Если красноречие и стиль суть качества каждой отдельной реплики, то особенность работы драматурга состоит в увязывании реплик друг с другом. Возьмем, к примеру, вопрос о продолжительности реплики. В повседневной жизни каждая реплика в беседе либо слишком длинна, либо слишком коротка. В драме каждая реплика имеет именно такую длительность, которая требуется. Все действующие лица не только умеют полностью выразить то, что они хотят сказать, но и знают, когда им пора остановиться и уступить место другому персонажу, которому пришла очередь говорить. Одним словом, персонажи драматического произведения идеальные собеседники. Знаменитые сцены споров в пьесах Шоу — это споры, о которых можно только мечтать, идеальные споры, каких не бывает в нашей жизни. Вот почему они так восхитительны. Впрочем, сцены споров не часто встречаются даже в пьесах Шоу, тогда как принцип доведенной до совершенства культуры речи распространяется на всякий диалог, и у всех первоклассных драматургов время каждой реплики строго отмерено. Эта «отмеренность» реплик, разумеется, обусловлена более важными причинами,
чем заботой о соблюдении на сцене хороших манер. Драма — это довольно краткая форма искусства, и ее «стихией» является время. Поэтому каждый отрезок времени — секунда, минута и так далее — ценится в драме на вес золота. Джордж Коэн говорил, что он вымеряет свои критические разборы в дюймах, а любой драматург вымеряет диалог в долях секунды. Как долго говорит персонаж, иной раз не менее важно, чем то, что именно он говорит. В черновом наброске какой-нибудь групповой сцены драматург вполне может написать: «Здесь реплика персонажа А на 5 секунд». Ведь он, возможно, почувствует ритм и общую продолжительность сцены еще до того, как ему станет ясным во всех деталях ее содержание. Нарушение этого ритма более пагубно сказалось бы на пьесе, чем отсутствие тех или иных высказываний. Как указывал Старк Янг, переводчик может совершенно загубить пьесу большого драматурга, если начнет переводить короткие фразы длинными предложениями, «чтобы передать весь смысл». Диалог необязательно должен оставаться в рамках заданной темы — это ведь не очерк и не научный трактат. Для него обязательны лишь требования драмы. Следовательно, персонаж в пьесе говорит не только для того, чтобы раскрыть свое внутреннее содержание. Ему не позволено быть излишне многословным. Он не должен говорить ничего, что не имело бы отношения ко всей пьесе в целом и не способствовало бы развитию действия. Все, что говорится действующими лицами, должно продвигать пьесу вперед, причем в нужном темпе и ровно настолько, насколько это в каждом отдельном случае требуется.

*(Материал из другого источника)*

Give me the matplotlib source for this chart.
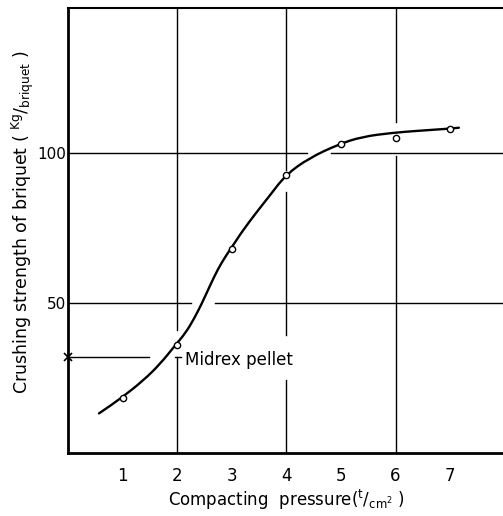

А ведь все это представляет собой высшую степень идеализации жизни: в драме жизнь обретает четкий и объединяющий смысл и целенаправленное движение в строго определенном направлении. В этом отношении драматическое искусство предстает как искусство создавать мечты, в которых сбываются наши желания, и люди ничего не желают так страстно, как быть участниками такой драмы. В эпоху средневековья в соответствии с официальным вероучением считалось, что все человечество участвует в такого рода драматическом действе, так что
искусство драмы представляло собой философский факт. Но ничуть не меньшее, а пожалуй, даже большее философское значение имеет драматическое искусство в такой век, как наш, когда мироздание обычно мыслится как нечто туманное, аморфное, лишенное драматизма. Ведь сегодня только искусство предлагает нам объединяющую в одно целое драму, и мы, судя по всему, можем стать участниками идеально построенного Действия, только лишь когда читаем или смотрим в театре пьесу.
НАТУРАЛИЗМ
Если драматический диалог представляет собой идеальную устную речь, подчиненную требованиям, предъявляемым к ней всей пьесой в целом, то, надо полагать, перед драматургом открывается в этой области широкий круг возможностей. Из числа этих возможностей в принципе исключается всякая речь, пусть даже идеальная, которая не обусловлена требованиями драмы, и под это исключение, разумеется, подпадают фактически все разговоры, которые мы ведем в реальной жизни. На протяжении нескольких последних десятилетий мы были свидетелями всевозможных тщетных попыток построить диалог именно на этом сыром материале — ведь мы живем в век, склонный делать культ из жизни, и особенно из всякой «жизни, как она есть», а также игнорировать или отрицать любые различия между жизнью и искусством!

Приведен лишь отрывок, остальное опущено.